Package: aptitude
Version: 0.2.11.1-4
Severity: wishlist

This is a wishlist item I filed in 2005.

The archived bug number is 300759. You can see the Debian report log for this bug @ http://bugs.debian.org/cgi-bin/bugreport.cgi?bug=300759.

After remaining silent for more than 3 years, Daniel Burrows decided to close it in August 2008 without any discussion with me (the submitter) or the members of the Debian community that were in favor of that change.

Because it was archived, I had no other possibility to reply than to fill it again.

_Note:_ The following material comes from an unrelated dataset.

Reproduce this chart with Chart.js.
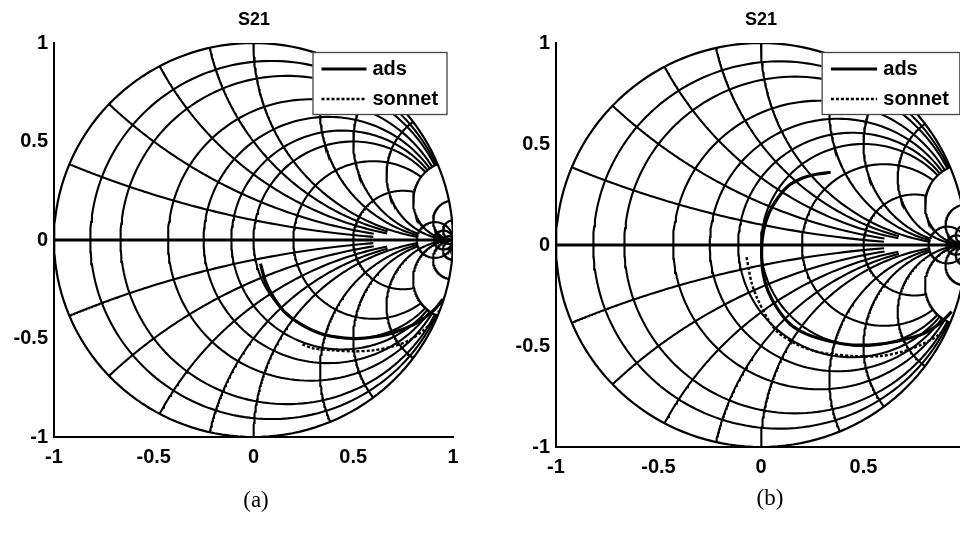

So here is the message that I reveived from Daniel Burrows after 3 years:

"  I don't know why this was never closed, but it has never been a bug
and it continues to not be a bug.  There are enough real bugs that
there's no reason to keep this one open.

 Daniel
"

This is my reply:

"
This has been filed with a severity of wishlist. So you're actually right, this is a wishlist item, as understood by Debian, rather than a bug, but we already knew this, right?

The idea of removing useless game from a package manager software is there to keep the number of bugs low, as in 'less useless code == less bugs'.

As a package maintainer, you should probably focus yourself on fixing actual bugs rather than arbitrarily closing wish requests to keep the number of bugs artificially low. Doing this without any preceding discussion with the submitter, even though the community seems to be following the reasoning behind the wish is a nonsense and a lack of respect. Especially in the context of a community based distribution like Debian.

David Orban.
"

And this is my original submission:

"
I am wondering why the minesweeper feature has been included in packages management software or its front-end.

Correct me if I'm wrong but it seems that aptitude is meant to become an important package in future Debian distributions (i.e. called from debian-installer and maybe even considered as a replacement for dselect).

Part of the basics of UNIX philosophy is to build programs that do only one thing and do it well. While it is obvious that such rules can sometimes be overruled, I can't find good arguments for this in this case. The whole system reliability depends on package such as this one and for that reason it doesn't look very serious to bring additional code, documentation and complexity for a feature which is neither necessary nor related to package management.

IMHO, OS's mechanisms such as VTs should be used and minesweeper should be in its own package. For specific hardware or custom built kernels where VTs are not available, appropriate mechanisms should be used.

I would like to know both the community and the author opinions about these thoughts. If one of them agrees, then the feature should probably be removed.

Regards,

David Orban.
"

As can be seen, I was asking for a discussion with the community and the maintainer and it seems that the maintainer is not really interested.